19. The respondents submitted that they have started to implement the court order by budgeting for the same and following the laid down procedures under the Public Finance and Management Act.
20. The justification why the decretal sum was not budgeted for in the 2021-2022 financial year was that the judgement of the court was delivered way after the budget had been read is not valid because, the principal judgment sought to be implemented by the order for Mandamus was given on 17/10/2018. The respondents had time to budget for the decretal sum upto the latest budget for the 2022-2023 financial year, but have not adduced any proof thereof. In the Judgment sought to be executed, the defence that the provision for the judgment sums had not been provided for and could only be so provided for in the 2021/2022 Budget was rejected. It is now another budget 2022/2023 down the line. The situation of disobedience of the court judgment on the excuse of lack of budgetary provision which is within the control of the respondents cannot be allowed to continue.
21. The Court is persuaded to find that the respondents, being aware of the court order for Mandamus and the prior Judgment of the Court for which Mandamus was issued, as it was served personally upon them and on their counsel, have willfully disobeyed it by failing to pay the decretal sum, and to take steps necessary, including making provision for the same in the budgets, for the payment of the decree therein.
22. The Court must find that that as the respondents were aware of the orders issued by the court on 24th June 2021, and have not shown any steps taken to satisfy the decretal sum due to the applicant as compelled in the said orders, they are culpable of disobeying the same and for contempt of court. The applicant’s Notice of Motion dated November 18, 2021 is merited.

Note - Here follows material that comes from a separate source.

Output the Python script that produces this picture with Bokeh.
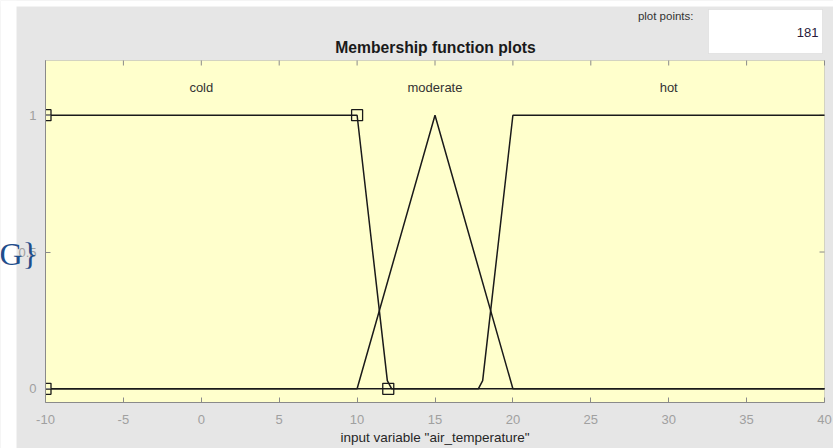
from bokeh.plotting import figure
from bokeh.models import Range1d, FixedTicker, Label, BoxAnnotation
from bokeh.embed import file_html
from bokeh.resources import INLINE

# axis ticks
x_ticks = [-10, -5, 0, 5, 10, 15, 20, 25, 30, 35, 40]
y_ticks = [0, 0.5, 1]

# membership functions of "air_temperature", as plotted over 181 points
cold_x = [-10, 10, 11.94, 12.22, 40]
cold_y = [1, 1, 0.03, 0, 0]
moderate_x = [-10, 10, 15, 20, 40]
moderate_y = [0, 0, 1, 0, 0]
hot_x = [-10, 17.78, 18.06, 20, 40]
hot_y = [0, 0, 0.03, 1, 1]

mf_names = ["cold", "moderate", "hot"]
mf_label_x = [0, 15, 30]
mf_label_y = 1.1

# parameter handles of the selected MF (cold)
handle_x = [-10, -10, 10, 12]
handle_y = [0, 1, 1, 0]

plot_points = 181

FONT = "Liberation Sans"
GREY_BG = "#e6e6e6"
FRAME = "#8a8a8a"

# window size and where the axes box sits in it (pixels)
W, H = 833, 448
LEFT, RIGHT, TOP, BOTTOM = 45, 824, 60, 402
# data extent of the axes box
X0, X1, Y0, Y1 = -10, 40, -0.05, 1.2
TICK = 5


def dx(px):
    """window column -> x value"""
    return X0 + (px - LEFT) * (X1 - X0) / (RIGHT - LEFT)


def dy(py):
    """window row -> y value"""
    return Y0 + (BOTTOM - py) * (Y1 - Y0) / (BOTTOM - TOP)


# the frame spans the whole window; the axes box is drawn inside it
p = figure(width=W, height=H, output_backend="svg", toolbar_location=None,
           x_range=Range1d(dx(0), dx(W)), y_range=Range1d(dy(H), dy(0)),
           min_border=0, title=None)
p.min_border_left = p.min_border_right = p.min_border_top = p.min_border_bottom = 0
p.border_fill_color = GREY_BG
p.background_fill_color = GREY_BG
p.outline_line_color = None
p.grid.visible = False

# white window margins
p.add_layout(BoxAnnotation(left=dx(0), right=dx(16), bottom=dy(H), top=dy(0),
                           fill_color="white", fill_alpha=1, line_color=None,
                           level="underlay"))
p.add_layout(BoxAnnotation(left=dx(0), right=dx(W), bottom=dy(6), top=dy(0),
                           fill_color="white", fill_alpha=1, line_color=None,
                           level="underlay"))

# axes box
p.add_layout(BoxAnnotation(left=X0, right=X1, bottom=Y0, top=Y1,
                           fill_color="#ffffcc", fill_alpha=1,
                           line_color=FRAME, line_width=1, level="underlay"))

xa, ya = p.xaxis[0], p.yaxis[0]
for ax, ticks, loc, bounds in [(xa, x_ticks, Y0, (X0, X1)), (ya, y_ticks, X0, (Y0, Y1))]:
    ax.fixed_location = loc
    ax.bounds = bounds
    ax.ticker = FixedTicker(ticks=ticks)
    ax.axis_line_color = FRAME
    ax.major_tick_line_color = FRAME
    ax.major_tick_in = TICK
    ax.major_tick_out = 0
    ax.minor_tick_line_color = None
    ax.major_label_text_font = FONT
    ax.major_label_text_font_size = "13px"
    ax.major_label_text_color = "#a0a0a0"

xa.major_label_standoff = 12
ya.major_label_standoff = 9
xa.major_label_overrides = {t: str(t) for t in x_ticks}
xa.axis_label = 'input variable "air_temperature"'
xa.axis_label_text_font = FONT
xa.axis_label_text_font_size = "13.5px"
xa.axis_label_text_font_style = "normal"
xa.axis_label_text_color = "#262626"
xa.axis_label_standoff = 3

# inward ticks on the top and right edges of the box
tick_dy = TICK * (Y1 - Y0) / (BOTTOM - TOP)
tick_dx = TICK * (X1 - X0) / (RIGHT - LEFT)
p.segment(x0=x_ticks, y0=[Y1] * len(x_ticks), x1=x_ticks, y1=[Y1 - tick_dy] * len(x_ticks),
          line_color=FRAME, line_width=1)
p.segment(x0=[X1] * len(y_ticks), y0=y_ticks, x1=[X1 - tick_dx] * len(y_ticks), y1=y_ticks,
          line_color=FRAME, line_width=1)

# curves
for xs, ys in [(cold_x, cold_y), (moderate_x, moderate_y), (hot_x, hot_y)]:
    p.line(xs, ys, line_color="#1a1a1a", line_width=1.5)

p.scatter(handle_x, handle_y, marker="square", size=11, fill_color=None,
          line_color="#1a1a1a", line_width=1.3)

# handles on the box edge are cut off by the box, as on screen
p.add_layout(BoxAnnotation(left=dx(38), right=dx(44.5), bottom=Y0, top=Y1,
                           fill_color=GREY_BG, fill_alpha=1, line_color=None,
                           level="guide"))

for name, lx in zip(mf_names, mf_label_x):
    p.add_layout(Label(x=lx, y=mf_label_y, text=name, text_align="center",
                       text_baseline="middle", text_font=FONT,
                       text_font_size="13px", text_color="#333333"))

# title
p.add_layout(Label(x=dx(435), y=dy(47), text="Membership function plots",
                   text_align="center", text_baseline="middle", text_font=FONT,
                   text_font_style="bold", text_font_size="15.7px", text_color="#1a1a1a"))

# plot points field
p.add_layout(BoxAnnotation(left=dx(708), right=dx(822), top=dy(9), bottom=dy(53),
                           fill_color="white", fill_alpha=1, line_color="#c4c4c4",
                           line_width=1))
p.add_layout(Label(x=dx(818), y=dy(32), text=str(plot_points),
                   text_align="right", text_baseline="middle", text_font=FONT,
                   text_font_size="13px", text_color="#2a1a3a"))
p.add_layout(Label(x=dx(693), y=dy(15), text="plot points:",
                   text_align="right", text_baseline="middle", text_font=FONT,
                   text_font_size="11.5px", text_color="#333333"))

# stray glyph at the left edge
p.add_layout(Label(x=dx(-1), y=dy(253), text="G}",
                   text_align="left", text_baseline="middle", text_font="Liberation Serif",
                   text_font_size="32px", text_color="#1f4e8c"))

open("out.html", "w").write(file_html(p, INLINE))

23. On November 18, 2021, the court issued prayer 3 of the application Finance, Economic Planning & ICT, Timothy Kaaria, Chief Officer, Dept. of Public Service to personally attend Court on November 26, 2021 to show why they should not be punished for contempt of Court. Their Counsel explained on November 26, 2021 that they were away attending a Devolution Conference at Makueni. By their Replying Affidavit and Submissions herein, the Respondents have been heard and they failed to show cause why they should not be punished for contempt of court.
Orders 24. Accordingly, for the reasons set out above, the Court finds the County Secretary, Dr. Rufus Miriti; Chief Officer, Finance, Economic Planning and ICT, Mr. Joseph Chabari; and Chief Officer, Department of Public Service guilty of contempt of court in failing to make payment to the ex parte applicant the money due on his judgment in Meru Chief Magistrate’s Court Civil Case No. 67 of 2011which was the subject of the order of Mandamus made on June 24, 2021 herein.

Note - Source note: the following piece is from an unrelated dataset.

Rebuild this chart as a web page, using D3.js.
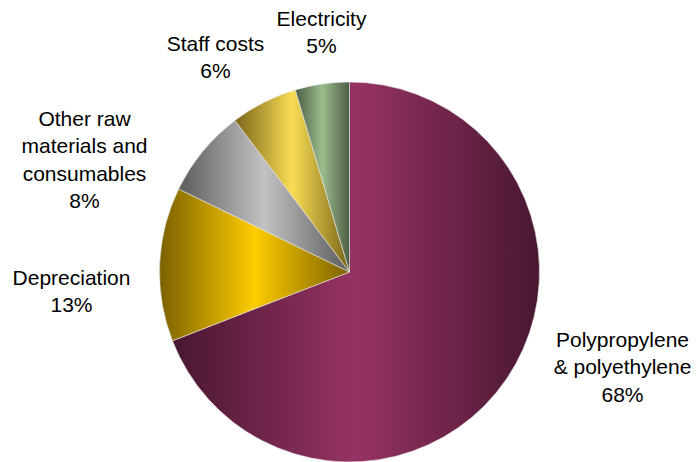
<!DOCTYPE html>
<html>
<head>
<meta charset="utf-8">
<script src="https://cdn.jsdelivr.net/npm/d3@7"></script>
<style>
  body { margin: 0; background: #fff; }
  text { font-family: "Liberation Sans", Arial, sans-serif; font-size: 21px; fill: #000; }
</style>
</head>
<body>
<div class="pie-chart"></div>
<script>
// data (slice sizes, labels as printed)
var categories = ["Polypropylene & polyethylene", "Depreciation", "Other raw materials and consumables", "Staff costs", "Electricity"];
var values = [69.1, 13.1, 7.5, 5.7, 4.6];
var labelLines = [
  ["Polypropylene", "& polyethylene", "68%"],
  ["Depreciation", "13%"],
  ["Other raw", "materials and", "consumables", "8%"],
  ["Staff costs", "6%"],
  ["Electricity", "5%"]
];

// slice colours: [light, dark]
var colors = [
  ["#973364", "#481730"],
  ["#ffcc00", "#7a6100"],
  ["#c2c2c2", "#5c5c5c"],
  ["#f9dc55", "#7a6518"],
  ["#9dbd8d", "#4c5c44"]
];

// label anchor (first baseline) relative to pie centre
var labelPos = [[273, 75], [-278, 13], [-265, -146], [-134, -221], [-28, -246]];

var width = 696, height = 462,
    cx = 349.5, cy = 272, radius = 190,
    lineHeight = 27.3;

var svg = d3.select(".pie-chart").append("svg")
    .attr("width", width)
    .attr("height", height);

var defs = svg.append("defs");
colors.forEach(function(c, i) {
  var g = defs.append("linearGradient")
      .attr("id", "grad" + i)
      .attr("x1", 0).attr("x2", 1).attr("y1", 0).attr("y2", 0);
  g.append("stop").attr("offset", "0%").attr("stop-color", c[1]);
  g.append("stop").attr("offset", "50%").attr("stop-color", c[0]);
  g.append("stop").attr("offset", "100%").attr("stop-color", c[1]);
});

var pie = d3.pie().sort(null).value(function(d) { return d; });
var arc = d3.arc().innerRadius(0).outerRadius(radius);

var g = svg.append("g")
    .attr("transform", "translate(" + cx + "," + cy + ")");

g.selectAll("path")
    .data(pie(values))
  .enter().append("path")
    .attr("d", arc)
    .attr("fill", function(d, i) { return "url(#grad" + i + ")"; })
    .attr("stroke", "#e8e8e8")
    .attr("stroke-width", 0.6);

// labels
var labels = g.selectAll(".label")
    .data(labelLines)
  .enter().append("text")
    .attr("class", "label")
    .attr("text-anchor", "middle")
    .attr("transform", function(d, i) {
      return "translate(" + labelPos[i][0] + "," + labelPos[i][1] + ")";
    });

labels.selectAll("tspan")
    .data(function(d) { return d; })
  .enter().append("tspan")
    .attr("x", 0)
    .attr("y", function(d, j) { return j * lineHeight; })
    .text(function(d) { return d; });
</script>
</body>
</html>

25. The Court will, in recognition of their function in the administration, direction and management of the financial and other operations of the County grant them an opportunity to purge their contempt by making good the judgment of the court herein by payment of the decretal sum, interest and taxed costs within the next thirty (30) days in default of which they shall pay a fine of Ksh.100,000/- each Or Serve Imprisonment For Six Months for their contempt of court.
26. For avoidance of doubt, the Respondents will be discharged, if they pay the decretal sum and taxed costs together with interest as at the date of payment, within the said period of thirty (30) days.Order accordingly.
DATED AND DELIVERED ON THIS 9TH JUNE DAY OF JUNE, 2022. EDWARD M. MURIITHIJUDGEAppearances:M/S J. M. MWANGI & CO. ADVOCATES FOR THE APPLICANT.M/S MWIRIGI KABURU & CO. ADVOCATES FOR THE RESPONDENTS.